Es geht nicht darum, Technofans irgendwie an ihrer Tanzerei zu hindern. Darum geht es nicht.

Ich möchte noch ein weiteres Argument vorbringen, warum die Natur dort dauerhaft unter diesen Veranstaltungen leiden könnte. Bei der letzten Veranstaltung, die schon auf einem anderen Gelände in Mainz stattfand, gab es ein heftiges Gewitter. Wenn bei einem solchen Starkwetterereignis 20.000 Menschen in Panik über eine Wiese rennen, können Sie sich vorstellen, dass damit diese Pflanzenwelt unwiederbringlich geschädigt wird.

Wir vertreten ganz klar die Ansicht, in diesem Falle dem Natur- und Landschaftsschutz recht und den Vorzug geben.

(Beifall bei dem BÜNDNIS 90/DIE GRÜNEN und der Abg. Astrid Wallmann (CDU))

Zwar schränkt der Landschaftsschutz hier die Nutzungsmöglichkeiten eines Geländes ein – das ist so –, aber wir haben eben die Aufgabe, die Vielfalt unserer Tiere und Pflanzen dort zu erhalten, wo ihre natürlichen Lebensräume sind – und das ist nun einmal hier in dieser Auenlandschaft. Tanzen kann man, wie schon gesagt, auch woanders.

(Beifall bei dem BÜNDNIS 90/DIE GRÜNEN und bei Abgeordneten der CDU)

Vielen Dank, Frau Kollegin. – Das Wort hat Frau Abg. Cárdenas, DIE LINKE.

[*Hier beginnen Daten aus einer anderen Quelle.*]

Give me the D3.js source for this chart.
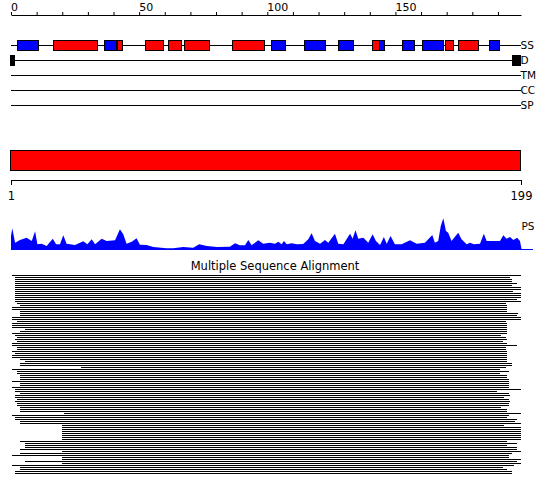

Herr Präsident, meine Damen und Herren! Die naturschutzrechtliche Bewertung der Petition zum Erhalt des Love Family Parks in Hanau sagt eindeutig, dass es keine Abstriche beim Landschaftsschutz und beim Schutz der natürlichen Lebensgrundlagen geben darf. Somit ist klar, dass die Mainauen in Hanau-Großauheim zu schützen sind und es deswegen auch keine Ausnahmen mehr geben wird.

(Beifall der Abg. Janine Wissler (DIE LINKE) und bei Abgeordneten des BÜNDISSES 90/DIE GRÜNEN)

Trotzdem haben die Initiatoren der Petition schon recht, wenn sie Beispiele von Volksfesten und Veranstaltungen nennen, die in Hanau auf der anderen Mainseite, aber auch in anderen Städten auf Mainwiesen stattfinden können. Diese Veranstaltungen haben nur das Glück, dass sie an diesen Orten schon länger stattfinden und ein Verbot nun nicht mehr fürchten müssen.

Der Love Family Park ist eine Erfolgsgeschichte für die Jugendkultur. Nicht nur aus dem Rhein-Main-Gebiet, sondern europaweit kommen Raver zu dieser einzigartigen Veranstaltung. Zum Schluss waren es 20.000, die friedlich einen ganzen Tag zu Technomusik tanzten – nur eben nicht mehr in Hanau, sondern jetzt in Mainz. Ohne Frage ist dies ein kultureller Verlust im östlichen Rhein-Main-Gebiet.